§ **TASK TO CARRY OUT**: Set down word for word the lines running from the line with "Generate a Python" to the line with "plt.rcParams['font.family'] = ['Liberation", ends included. Skip every picture.

§ **RECORDED INFORMATION**:
· · · ·
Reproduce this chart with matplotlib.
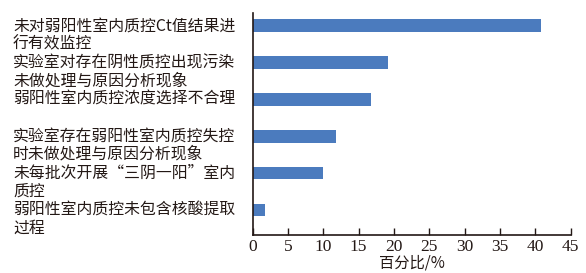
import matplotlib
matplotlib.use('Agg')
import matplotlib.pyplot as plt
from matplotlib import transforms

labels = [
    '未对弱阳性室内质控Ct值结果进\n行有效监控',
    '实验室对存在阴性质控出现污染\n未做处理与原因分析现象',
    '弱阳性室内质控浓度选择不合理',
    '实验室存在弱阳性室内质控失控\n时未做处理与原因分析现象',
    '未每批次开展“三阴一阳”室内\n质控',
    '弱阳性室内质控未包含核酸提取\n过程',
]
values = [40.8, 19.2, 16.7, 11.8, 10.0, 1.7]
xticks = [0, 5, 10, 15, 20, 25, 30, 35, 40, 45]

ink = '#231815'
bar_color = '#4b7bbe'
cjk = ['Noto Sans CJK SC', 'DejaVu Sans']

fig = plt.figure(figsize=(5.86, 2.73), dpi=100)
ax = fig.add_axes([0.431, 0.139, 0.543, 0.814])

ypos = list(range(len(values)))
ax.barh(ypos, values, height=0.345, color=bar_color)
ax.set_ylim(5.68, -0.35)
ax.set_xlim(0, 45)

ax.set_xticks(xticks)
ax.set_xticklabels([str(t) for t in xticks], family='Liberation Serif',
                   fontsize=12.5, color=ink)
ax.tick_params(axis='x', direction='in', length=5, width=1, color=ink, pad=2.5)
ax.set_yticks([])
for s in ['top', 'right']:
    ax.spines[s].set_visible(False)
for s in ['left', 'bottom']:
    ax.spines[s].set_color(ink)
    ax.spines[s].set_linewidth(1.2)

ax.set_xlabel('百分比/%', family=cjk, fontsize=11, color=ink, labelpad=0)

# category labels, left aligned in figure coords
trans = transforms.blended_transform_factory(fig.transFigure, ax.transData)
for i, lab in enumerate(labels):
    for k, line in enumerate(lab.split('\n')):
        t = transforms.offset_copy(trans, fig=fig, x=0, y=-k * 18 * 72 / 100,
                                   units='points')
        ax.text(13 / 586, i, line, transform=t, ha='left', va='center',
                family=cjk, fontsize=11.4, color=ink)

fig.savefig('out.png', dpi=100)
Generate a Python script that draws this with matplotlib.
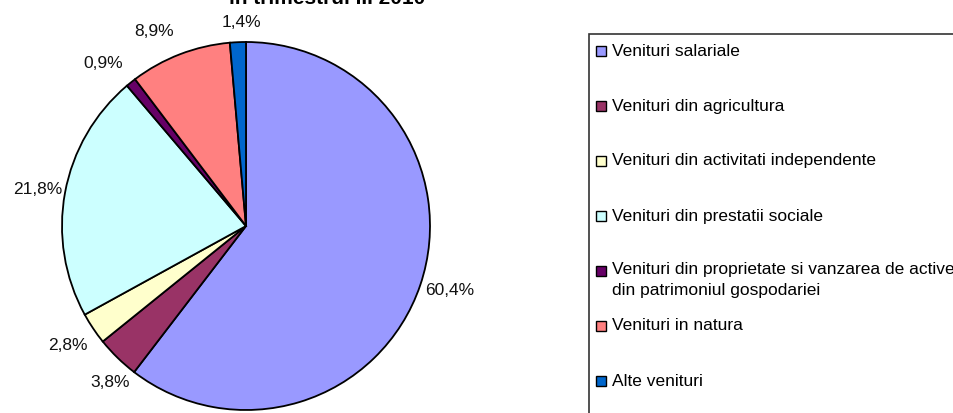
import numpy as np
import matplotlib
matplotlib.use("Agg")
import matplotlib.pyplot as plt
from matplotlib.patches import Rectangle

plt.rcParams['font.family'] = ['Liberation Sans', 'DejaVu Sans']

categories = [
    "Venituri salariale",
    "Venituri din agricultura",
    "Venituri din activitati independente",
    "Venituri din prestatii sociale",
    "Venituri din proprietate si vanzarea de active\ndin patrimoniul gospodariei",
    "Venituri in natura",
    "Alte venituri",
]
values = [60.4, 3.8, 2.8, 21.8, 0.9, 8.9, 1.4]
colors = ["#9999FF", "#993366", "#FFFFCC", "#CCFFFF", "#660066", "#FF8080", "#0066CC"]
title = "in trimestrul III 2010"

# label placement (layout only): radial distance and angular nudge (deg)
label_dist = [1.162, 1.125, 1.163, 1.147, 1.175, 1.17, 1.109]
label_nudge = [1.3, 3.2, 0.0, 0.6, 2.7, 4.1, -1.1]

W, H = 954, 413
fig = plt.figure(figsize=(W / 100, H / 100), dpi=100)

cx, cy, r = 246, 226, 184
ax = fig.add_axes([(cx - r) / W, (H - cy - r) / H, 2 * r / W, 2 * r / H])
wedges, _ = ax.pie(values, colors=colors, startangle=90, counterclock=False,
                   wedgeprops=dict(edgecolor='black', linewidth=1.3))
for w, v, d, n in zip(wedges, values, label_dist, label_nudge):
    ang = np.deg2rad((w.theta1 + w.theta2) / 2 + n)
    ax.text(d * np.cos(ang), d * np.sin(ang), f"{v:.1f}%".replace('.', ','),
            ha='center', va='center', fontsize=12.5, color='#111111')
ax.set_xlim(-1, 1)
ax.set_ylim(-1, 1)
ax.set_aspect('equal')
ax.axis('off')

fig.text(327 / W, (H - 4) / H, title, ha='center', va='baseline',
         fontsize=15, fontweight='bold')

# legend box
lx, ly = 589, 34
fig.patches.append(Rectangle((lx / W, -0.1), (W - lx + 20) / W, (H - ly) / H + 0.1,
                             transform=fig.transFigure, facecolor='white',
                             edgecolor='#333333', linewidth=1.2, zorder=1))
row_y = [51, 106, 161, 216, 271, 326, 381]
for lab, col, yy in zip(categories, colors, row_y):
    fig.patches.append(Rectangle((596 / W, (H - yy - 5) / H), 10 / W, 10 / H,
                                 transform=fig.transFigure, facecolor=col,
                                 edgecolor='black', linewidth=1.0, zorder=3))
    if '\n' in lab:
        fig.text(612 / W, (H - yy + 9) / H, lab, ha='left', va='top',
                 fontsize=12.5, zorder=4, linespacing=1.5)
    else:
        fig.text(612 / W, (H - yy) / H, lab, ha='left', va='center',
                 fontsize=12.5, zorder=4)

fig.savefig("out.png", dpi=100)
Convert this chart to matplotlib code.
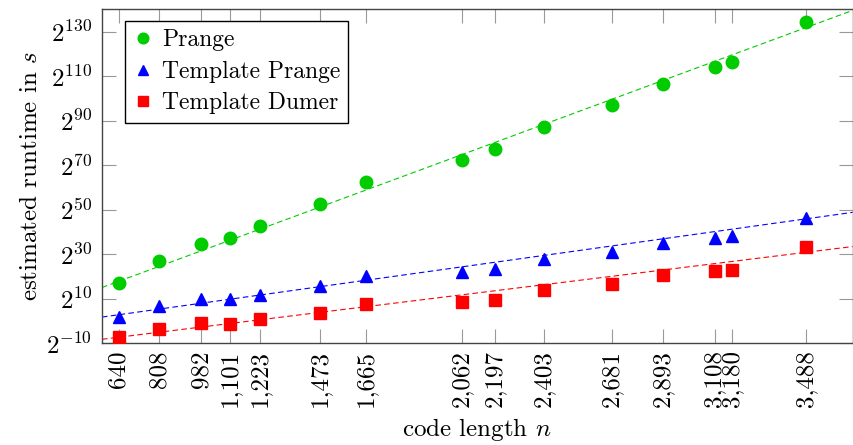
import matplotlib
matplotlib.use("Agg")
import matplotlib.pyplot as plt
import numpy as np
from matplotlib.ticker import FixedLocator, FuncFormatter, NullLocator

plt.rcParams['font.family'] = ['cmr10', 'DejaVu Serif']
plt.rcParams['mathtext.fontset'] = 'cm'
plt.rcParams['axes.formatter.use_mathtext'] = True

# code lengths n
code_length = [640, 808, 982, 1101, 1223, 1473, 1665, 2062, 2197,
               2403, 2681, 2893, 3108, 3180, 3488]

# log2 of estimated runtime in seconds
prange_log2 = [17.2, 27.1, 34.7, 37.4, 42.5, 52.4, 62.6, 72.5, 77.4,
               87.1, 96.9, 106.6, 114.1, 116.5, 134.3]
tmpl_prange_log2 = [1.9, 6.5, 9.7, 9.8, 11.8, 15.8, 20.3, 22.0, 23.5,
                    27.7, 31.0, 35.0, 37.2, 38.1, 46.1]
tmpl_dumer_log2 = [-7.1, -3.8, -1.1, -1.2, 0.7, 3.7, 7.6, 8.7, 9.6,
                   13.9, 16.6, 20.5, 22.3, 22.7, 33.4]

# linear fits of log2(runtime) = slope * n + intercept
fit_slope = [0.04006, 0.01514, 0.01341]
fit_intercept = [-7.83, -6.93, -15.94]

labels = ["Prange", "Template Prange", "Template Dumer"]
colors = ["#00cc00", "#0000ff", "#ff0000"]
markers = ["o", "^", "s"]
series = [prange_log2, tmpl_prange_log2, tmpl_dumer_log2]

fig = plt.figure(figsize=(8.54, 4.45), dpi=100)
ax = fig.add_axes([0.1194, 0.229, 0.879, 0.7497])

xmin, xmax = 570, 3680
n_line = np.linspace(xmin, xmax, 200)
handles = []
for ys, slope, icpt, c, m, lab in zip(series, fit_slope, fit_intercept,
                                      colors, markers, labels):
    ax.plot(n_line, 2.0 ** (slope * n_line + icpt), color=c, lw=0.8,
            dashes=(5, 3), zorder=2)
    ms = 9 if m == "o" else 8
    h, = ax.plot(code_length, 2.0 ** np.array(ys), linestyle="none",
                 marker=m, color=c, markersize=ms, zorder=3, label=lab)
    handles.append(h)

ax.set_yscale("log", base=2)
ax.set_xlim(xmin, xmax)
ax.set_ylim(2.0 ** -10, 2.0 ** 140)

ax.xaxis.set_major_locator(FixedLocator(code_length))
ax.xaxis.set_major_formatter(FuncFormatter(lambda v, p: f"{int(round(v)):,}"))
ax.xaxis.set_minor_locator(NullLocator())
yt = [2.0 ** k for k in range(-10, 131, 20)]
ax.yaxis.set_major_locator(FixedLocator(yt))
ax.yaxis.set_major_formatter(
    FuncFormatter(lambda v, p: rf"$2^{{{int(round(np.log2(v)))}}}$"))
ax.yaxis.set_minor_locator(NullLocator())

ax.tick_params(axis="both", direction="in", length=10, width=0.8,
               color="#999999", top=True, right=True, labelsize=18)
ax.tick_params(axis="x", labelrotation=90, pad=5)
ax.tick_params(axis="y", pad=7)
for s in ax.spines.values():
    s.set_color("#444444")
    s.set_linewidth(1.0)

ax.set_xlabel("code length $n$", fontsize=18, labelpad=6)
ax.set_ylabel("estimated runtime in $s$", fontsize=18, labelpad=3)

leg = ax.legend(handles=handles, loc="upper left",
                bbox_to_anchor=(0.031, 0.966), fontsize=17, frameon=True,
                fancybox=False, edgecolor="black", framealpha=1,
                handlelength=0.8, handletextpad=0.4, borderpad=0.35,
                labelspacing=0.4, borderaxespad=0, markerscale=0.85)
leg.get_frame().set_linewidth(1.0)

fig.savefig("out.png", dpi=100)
· · · ·
§ **TASK RESULT**:
Generate a Python script that draws this with matplotlib.
import numpy as np
import matplotlib
matplotlib.use("Agg")
import matplotlib.pyplot as plt
from matplotlib.patches import Rectangle

plt.rcParams['font.family'] = ['Liberation Sans', 'DejaVu Sans']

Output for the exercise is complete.